Erasmus war ein Satiriker, dessen zarte Ironie sich in vielen Schriftstücken Luft verschaffte. Im Falle seiner Einschätzung der durstigen Brüder, die beim Weingenuss höchste Wollust empfinden, steckt auch eine subtile Ironie, denn aus seiner Textformulierung wird deutlich, dass es sich beim Weingenuss, durchaus im Sinne des späteren Sigmund Freuds, um eine Ersatzbefriedigung handelt. Der Renaissance-Mensch Erasmus war nicht nur ein Vorläufer der europäischen Aufklärung und der Reformation sondern hatte auch eine Vorahnung von der Psycholanalyse.

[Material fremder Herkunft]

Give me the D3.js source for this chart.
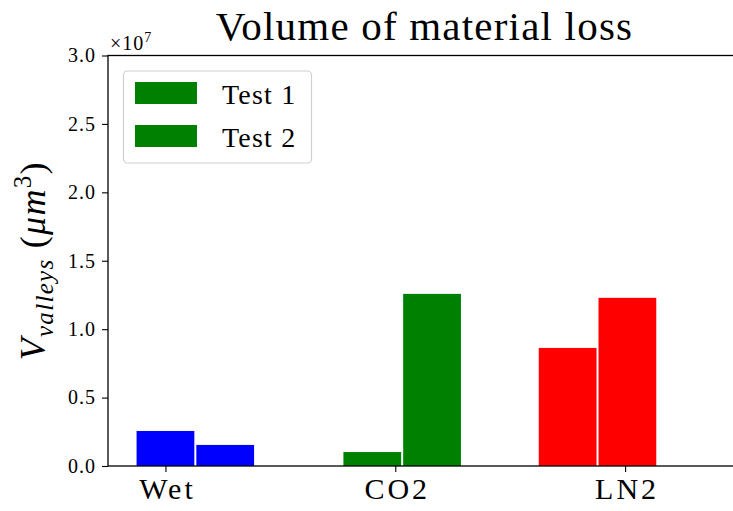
<!DOCTYPE html>
<html><head><meta charset="utf-8">
<script src="https://cdn.jsdelivr.net/npm/d3@7"></script>
</head><body style="margin:0;background:#fff"><svg id="c" width="733" height="511" font-family="Liberation Serif" style="display:block"></svg>
<script>
const categories = ["Wet", "CO2", "LN2"];
const barStart = [-0.13, 0.77, 1.62];
const test1 = [2.56e6, 1.02e6, 8.63e6];
const test2 = [1.54e6, 12.58e6, 12.29e6];
const colors = ["blue", "green", "red"];
const yTicks = [0, 0.5e7, 1.0e7, 1.5e7, 2.0e7, 2.5e7, 3.0e7];
const seriesNames = ["Test 1", "Test 2"];

const FF = "Liberation Serif";
const svg = d3.select("#c");
const L = 108, R = 740, T = 55.5, B = 466;
const x = d3.scaleLinear().domain([-0.25, 2.5]).range([L, R]);
const y = d3.scaleLinear().domain([0, 3e7]).range([B, T]);
const bw = 0.26;

const bars = [];
categories.forEach((c, i) => {
  bars.push({x: barStart[i], v: test1[i], col: colors[i]});
  bars.push({x: barStart[i] + bw, v: test2[i], col: colors[i]});
});
svg.append("g").selectAll("rect").data(bars).join("rect")
  .attr("x", d => x(d.x) + 1)
  .attr("width", d => x(d.x + bw) - x(d.x) - 2)
  .attr("y", d => y(d.v))
  .attr("height", d => y(0) - y(d.v))
  .attr("fill", d => d.col);

// frame
svg.append("rect").attr("x", L).attr("y", T).attr("width", R - L).attr("height", B - T)
  .attr("fill", "none").attr("stroke", "#000").attr("stroke-width", 1.3);

// y axis
const ya = svg.append("g").attr("transform", `translate(${L},0)`)
  .call(d3.axisLeft(y).tickValues(yTicks).tickSize(6).tickPadding(6).tickFormat(d => (d / 1e7).toFixed(1)));
ya.attr("font-family", FF).attr("font-size", 20);
ya.select(".domain").remove();
ya.selectAll("line").attr("stroke-width", 1.1);
ya.selectAll("text").attr("font-family", FF).attr("letter-spacing", 1);

// x axis
const xa = svg.append("g").attr("transform", `translate(0,${B})`)
  .call(d3.axisBottom(x).tickValues([0, 1, 2]).tickSize(6).tickPadding(6).tickFormat(i => categories[i]));
xa.attr("font-family", FF).attr("font-size", 30);
xa.select(".domain").remove();
xa.selectAll("line").attr("stroke-width", 1.1);
xa.selectAll("text").attr("font-family", FF).attr("letter-spacing", 3).attr("dx", 1.5);

// multiplier
const m = svg.append("text").attr("x", 110).attr("y", 50).attr("font-size", 20).attr("font-family", FF).attr("letter-spacing", 1);
m.append("tspan").text("×10");
m.append("tspan").attr("dy", -8).attr("font-size", 14).text("7");

// title
svg.append("text").attr("x", 424.5).attr("y", 40).attr("text-anchor", "middle")
  .attr("font-size", 41).attr("font-family", FF).attr("letter-spacing", 1.2).text("Volume of material loss");

// y label
const yl = svg.append("text").attr("transform", `translate(45,${(T + B) / 2}) rotate(-90)`)
  .attr("text-anchor", "middle").attr("font-size", 36).attr("font-family", FF).attr("letter-spacing", 1.3);
yl.append("tspan").attr("font-style", "italic").text("V");
yl.append("tspan").attr("dy", 8).attr("font-style", "italic").attr("font-size", 25).text("valleys");
yl.append("tspan").attr("dy", -8).text(" (");
yl.append("tspan").attr("font-style", "italic").text("μm");
yl.append("tspan").attr("dy", -14).attr("font-size", 25).text("3");
yl.append("tspan").attr("dy", 14).text(")");

// legend
const lg = svg.append("g");
lg.append("rect").attr("x", 123.5).attr("y", 71).attr("width", 188).attr("height", 92).attr("rx", 4)
  .attr("fill", "#fff").attr("fill-opacity", 0.8).attr("stroke", "#d0d0d0").attr("stroke-width", 1.2);
seriesNames.forEach((s, i) => {
  const yy = 82 + i * 43;
  lg.append("rect").attr("x", 135).attr("y", yy).attr("width", 62).attr("height", 22).attr("fill", "green");
  lg.append("text").attr("x", 222).attr("y", yy + 22).attr("font-size", 28).attr("font-family", FF)
    .attr("letter-spacing", 1.2).text(s);
});
</script></body></html>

Die Lust hat in unserer Kultur einen hohen Stellenwert, dem hat Freud durch ihre Erhebung zu einem „Lebensprinzip“ Rechnung getragen. Sie ist immer irgendwie mit der Befriedigung eines Bedürfnisses verbunden, bleibt aber letztlich zweckfrei. Wir essen meist nicht um bewusst dem Körper Kalorien zuzuführen sondern aus einem zu erwartenden geschmacksvermittelten Glücksgefühl. Ebenso selten beinhaltet die Liebe meist einen direkten Kinderwunsch sondern begnügt sich mit dem Lustgefühl der gemeinsamen Begegnung. Auch der Wein wird nicht als Durstlöscher getrunken, sondern erzeugt sinnliches Wohlbefinden. Nicht immer sind es körperliche Empfindungen, die zur Lust führen, auch seelisch-ästhetische Vorgänge können ohne einen direkt erkennbaren Zweck große Lust erzeugen, jeder von uns kennt derartig lustvolle Bilder, Musikstücke oder Gedichte.

Der Begriff Lust ist eigentlich doppeldeutig: er bezeichnet sowohl den Wunsch als auch dessen Erfüllung. Sowohl körperliche als auch seelische Lust erzeugt immer ein physisches Empfinden. Lust könnte man auch die „sinnlichste“ aller Erfahrungen nennen. So wollte es Oscar Wilde sicher auch verstanden wissen: Die Leidenschaft für Sinnlichkeit ist das Geheimnis der Junggebliebenen. Die Vermeidung von „Unlust“ alleine reicht da nicht. Verbindet man die Aussagen Wildes logisch mit denen des Erasmus von Rotterdam wird klar: Mit Wein kann man jung bleiben (übrigens mittlerweile eine wissenschaftlich erwiesene Tatsache!).